| DATASET SECTION |
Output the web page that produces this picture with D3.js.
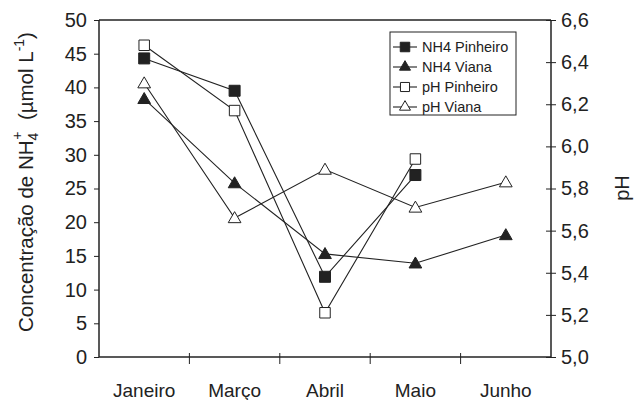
<!DOCTYPE html>
<html>
<head>
<meta charset="utf-8">
<script src="https://cdn.jsdelivr.net/npm/d3@7"></script>
<style>
body { margin: 0; background: #fff; }
svg text { font-family: "Liberation Sans", Arial, sans-serif; fill: #222; }
</style>
</head>
<body>
<div id="chart"></div>
<script>
var months = ["Janeiro", "Março", "Abril", "Maio", "Junho"]
var nh4Pinheiro = [44.3, 39.5, 11.9, 27.0, null]
var nh4Viana = [38.3, 25.8, 15.3, 13.9, 18.1]
var phPinheiro = [6.48, 6.17, 5.21, 5.94, null]
var phViana = [6.30, 5.66, 5.89, 5.71, 5.83]
var leftTicks = [0, 5, 10, 15, 20, 25, 30, 35, 40, 45, 50]
var rightTicks = [5.0, 5.2, 5.4, 5.6, 5.8, 6.0, 6.2, 6.4, 6.6]
var legendNames = ["NH4 Pinheiro", "NH4 Viana", "pH Pinheiro", "pH Viana"]

var width = 636, height = 400
var margin = {top: 20, right: 85, bottom: 43, left: 99}
var w = width - margin.left - margin.right
var h = height - margin.top - margin.bottom

var svg = d3.select("#chart").append("svg")
	.attr("width", width)
	.attr("height", height)
var g = svg.append("g").attr("transform", "translate(" + margin.left + "," + margin.top + ")")

var x = d3.scaleBand().domain(months).range([0, w])
var yL = d3.scaleLinear().domain([0, 50]).range([h, 0])
var yR = d3.scaleLinear().domain([5.0, 6.6]).range([h, 0])

// frame top line
g.append("line").attr("x1", 0).attr("x2", w).attr("y1", 0).attr("y2", 0)
	.attr("stroke", "#222").attr("stroke-width", 1.5)

var fmtR = function(d){ return d.toFixed(1).replace(".", ",") }

var axL = g.append("g").call(d3.axisLeft(yL).tickValues(leftTicks).tickSize(5).tickPadding(7))
var axR = g.append("g").attr("transform", "translate(" + w + ",0)")
	.call(d3.axisRight(yR).tickValues(rightTicks).tickFormat(fmtR).tickSize(5).tickPadding(5))
axR.selectAll(".tick line").attr("x1", -5)

// x axis: ticks at band boundaries
var axX = g.append("g").attr("transform", "translate(0," + h + ")")
axX.append("line").attr("x1", 0).attr("x2", w).attr("stroke", "#222").attr("stroke-width", 1.5)
axX.selectAll(".bnd").data(months.slice(1)).enter().append("line")
	.attr("x1", function(d){ return x(d) }).attr("x2", function(d){ return x(d) })
	.attr("y1", -4).attr("y2", 7).attr("stroke", "#222")
axX.selectAll(".lab").data(months).enter().append("text")
	.attr("x", function(d){ return x(d) + x.bandwidth() / 2 })
	.attr("y", 40)
	.attr("text-anchor", "middle")
	.attr("font-size", 19)
	.text(function(d){ return d })

;[axL, axR].forEach(function(a){
	a.selectAll(".domain").attr("stroke", "#222").attr("stroke-width", 1.5)
	a.selectAll(".tick line").attr("stroke", "#222")
	a.selectAll(".tick text").attr("font-size", 20).attr("fill", "#222")
		.style("font-family", "Liberation Sans, Arial, sans-serif")
})
axL.select(".domain").attr("d", "M0," + h + "V0")
axR.select(".domain").attr("d", "M0," + h + "V0")

// axis titles
var tl = svg.append("text")
	.attr("transform", "translate(33,182) rotate(-90)")
	.attr("text-anchor", "middle")
	.attr("font-size", 20.5)
tl.append("tspan").text("Concentração de NH")
tl.append("tspan").attr("font-size", 14).attr("dy", 5).text("4")
tl.append("tspan").attr("font-size", 14).attr("dy", -16).attr("dx", -7).text("+")
tl.append("tspan").attr("dy", 11).text("\u00a0\u00a0(µmol L")
tl.append("tspan").attr("font-size", 14).attr("dy", -9).text("-1")
tl.append("tspan").attr("dy", 9).text(")")

svg.append("text")
	.attr("transform", "translate(629,188) rotate(-90)")
	.attr("text-anchor", "middle")
	.attr("font-size", 20)
	.text("pH")

var cx = function(i){ return x(months[i]) + x.bandwidth() / 2 }
var series = [
	{vals: nh4Pinheiro, y: yL, shape: d3.symbolSquare, fill: "#222", size: 121},
	{vals: nh4Viana, y: yL, shape: d3.symbolTriangle, fill: "#222", size: 70},
	{vals: phPinheiro, y: yR, shape: d3.symbolSquare, fill: "#fff", size: 110},
	{vals: phViana, y: yR, shape: d3.symbolTriangle, fill: "#fff", size: 70}
]

series.forEach(function(s){
	var line = d3.line()
		.defined(function(d){ return d != null })
		.x(function(d, i){ return cx(i) })
		.y(function(d){ return s.y(d) })
	g.append("path").datum(s.vals).attr("d", line)
		.attr("fill", "none").attr("stroke", "#222").attr("stroke-width", 1.1)
})
series.slice().reverse().forEach(function(s){
	g.selectAll(null).data(s.vals.map(function(v, i){ return {v: v, i: i} }).filter(function(d){ return d.v != null }))
		.enter().append("path")
		.attr("d", d3.symbol().type(s.shape).size(s.size))
		.attr("transform", function(d){ return "translate(" + cx(d.i) + "," + (s.y(d.v) + (s.shape === d3.symbolTriangle ? 1 : 0)) + ")" })
		.attr("fill", s.fill).attr("stroke", "#222").attr("stroke-width", 1)
})

// legend
var lg = svg.append("g").attr("transform", "translate(390,32)")
lg.append("rect").attr("width", 126).attr("height", 83)
	.attr("fill", "#fff").attr("stroke", "#222").attr("stroke-width", 1)
legendNames.forEach(function(name, i){
	var s = series[i]
	var yy = 15 + i * 20
	lg.append("line").attr("x1", 3).attr("x2", 27).attr("y1", yy).attr("y2", yy)
		.attr("stroke", "#222").attr("stroke-width", 1.1)
	lg.append("path")
		.attr("d", d3.symbol().type(s.shape).size(s.size * 0.75))
		.attr("transform", "translate(15," + yy + ")")
		.attr("fill", s.fill).attr("stroke", "#222")
	lg.append("text").attr("x", 32).attr("y", yy + 5)
		.attr("font-size", 14.5).text(name)
})
</script>
</body>
</html>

| THE EXERCISE |
Omit the pictures, then output the rest of the listing exactly.

| ANSWER BELOW |
Output the web page that produces this picture with D3.js.
<!DOCTYPE html>
<html>
<head>
<meta charset="utf-8">
<script src="https://cdn.jsdelivr.net/npm/d3@7"></script>
<style>
body { margin: 0; background: #fff; }
svg text { font-family: "Liberation Sans", Arial, sans-serif; fill: #222; }
</style>
</head>
<body>
<div id="chart"></div>
<script>
var months = ["Janeiro", "Março", "Abril", "Maio", "Junho"]
var nh4Pinheiro = [44.3, 39.5, 11.9, 27.0, null]
var nh4Viana = [38.3, 25.8, 15.3, 13.9, 18.1]
var phPinheiro = [6.48, 6.17, 5.21, 5.94, null]
var phViana = [6.30, 5.66, 5.89, 5.71, 5.83]
var leftTicks = [0, 5, 10, 15, 20, 25, 30, 35, 40, 45, 50]
var rightTicks = [5.0, 5.2, 5.4, 5.6, 5.8, 6.0, 6.2, 6.4, 6.6]
var legendNames = ["NH4 Pinheiro", "NH4 Viana", "pH Pinheiro", "pH Viana"]

var width = 636, height = 400
var margin = {top: 20, right: 85, bottom: 43, left: 99}
var w = width - margin.left - margin.right
var h = height - margin.top - margin.bottom

var svg = d3.select("#chart").append("svg")
	.attr("width", width)
	.attr("height", height)
var g = svg.append("g").attr("transform", "translate(" + margin.left + "," + margin.top + ")")

var x = d3.scaleBand().domain(months).range([0, w])
var yL = d3.scaleLinear().domain([0, 50]).range([h, 0])
var yR = d3.scaleLinear().domain([5.0, 6.6]).range([h, 0])

// frame top line
g.append("line").attr("x1", 0).attr("x2", w).attr("y1", 0).attr("y2", 0)
	.attr("stroke", "#222").attr("stroke-width", 1.5)

var fmtR = function(d){ return d.toFixed(1).replace(".", ",") }

var axL = g.append("g").call(d3.axisLeft(yL).tickValues(leftTicks).tickSize(5).tickPadding(7))
var axR = g.append("g").attr("transform", "translate(" + w + ",0)")
	.call(d3.axisRight(yR).tickValues(rightTicks).tickFormat(fmtR).tickSize(5).tickPadding(5))
axR.selectAll(".tick line").attr("x1", -5)

// x axis: ticks at band boundaries
var axX = g.append("g").attr("transform", "translate(0," + h + ")")
axX.append("line").attr("x1", 0).attr("x2", w).attr("stroke", "#222").attr("stroke-width", 1.5)
axX.selectAll(".bnd").data(months.slice(1)).enter().append("line")
	.attr("x1", function(d){ return x(d) }).attr("x2", function(d){ return x(d) })
	.attr("y1", -4).attr("y2", 7).attr("stroke", "#222")
axX.selectAll(".lab").data(months).enter().append("text")
	.attr("x", function(d){ return x(d) + x.bandwidth() / 2 })
	.attr("y", 40)
	.attr("text-anchor", "middle")
	.attr("font-size", 19)
	.text(function(d){ return d })

;[axL, axR].forEach(function(a){
	a.selectAll(".domain").attr("stroke", "#222").attr("stroke-width", 1.5)
	a.selectAll(".tick line").attr("stroke", "#222")
	a.selectAll(".tick text").attr("font-size", 20).attr("fill", "#222")
		.style("font-family", "Liberation Sans, Arial, sans-serif")
})
axL.select(".domain").attr("d", "M0," + h + "V0")
axR.select(".domain").attr("d", "M0," + h + "V0")

// axis titles
var tl = svg.append("text")
	.attr("transform", "translate(33,182) rotate(-90)")
	.attr("text-anchor", "middle")
	.attr("font-size", 20.5)
tl.append("tspan").text("Concentração de NH")
tl.append("tspan").attr("font-size", 14).attr("dy", 5).text("4")
tl.append("tspan").attr("font-size", 14).attr("dy", -16).attr("dx", -7).text("+")
tl.append("tspan").attr("dy", 11).text("\u00a0\u00a0(µmol L")
tl.append("tspan").attr("font-size", 14).attr("dy", -9).text("-1")
tl.append("tspan").attr("dy", 9).text(")")

svg.append("text")
	.attr("transform", "translate(629,188) rotate(-90)")
	.attr("text-anchor", "middle")
	.attr("font-size", 20)
	.text("pH")

var cx = function(i){ return x(months[i]) + x.bandwidth() / 2 }
var series = [
	{vals: nh4Pinheiro, y: yL, shape: d3.symbolSquare, fill: "#222", size: 121},
	{vals: nh4Viana, y: yL, shape: d3.symbolTriangle, fill: "#222", size: 70},
	{vals: phPinheiro, y: yR, shape: d3.symbolSquare, fill: "#fff", size: 110},
	{vals: phViana, y: yR, shape: d3.symbolTriangle, fill: "#fff", size: 70}
]

series.forEach(function(s){
	var line = d3.line()
		.defined(function(d){ return d != null })
		.x(function(d, i){ return cx(i) })
		.y(function(d){ return s.y(d) })
	g.append("path").datum(s.vals).attr("d", line)
		.attr("fill", "none").attr("stroke", "#222").attr("stroke-width", 1.1)
})
series.slice().reverse().forEach(function(s){
	g.selectAll(null).data(s.vals.map(function(v, i){ return {v: v, i: i} }).filter(function(d){ return d.v != null }))
		.enter().append("path")
		.attr("d", d3.symbol().type(s.shape).size(s.size))
		.attr("transform", function(d){ return "translate(" + cx(d.i) + "," + (s.y(d.v) + (s.shape === d3.symbolTriangle ? 1 : 0)) + ")" })
		.attr("fill", s.fill).attr("stroke", "#222").attr("stroke-width", 1)
})

// legend
var lg = svg.append("g").attr("transform", "translate(390,32)")
lg.append("rect").attr("width", 126).attr("height", 83)
	.attr("fill", "#fff").attr("stroke", "#222").attr("stroke-width", 1)
legendNames.forEach(function(name, i){
	var s = series[i]
	var yy = 15 + i * 20
	lg.append("line").attr("x1", 3).attr("x2", 27).attr("y1", yy).attr("y2", yy)
		.attr("stroke", "#222").attr("stroke-width", 1.1)
	lg.append("path")
		.attr("d", d3.symbol().type(s.shape).size(s.size * 0.75))
		.attr("transform", "translate(15," + yy + ")")
		.attr("fill", s.fill).attr("stroke", "#222")
	lg.append("text").attr("x", 32).attr("y", yy + 5)
		.attr("font-size", 14.5).text(name)
})
</script>
</body>
</html>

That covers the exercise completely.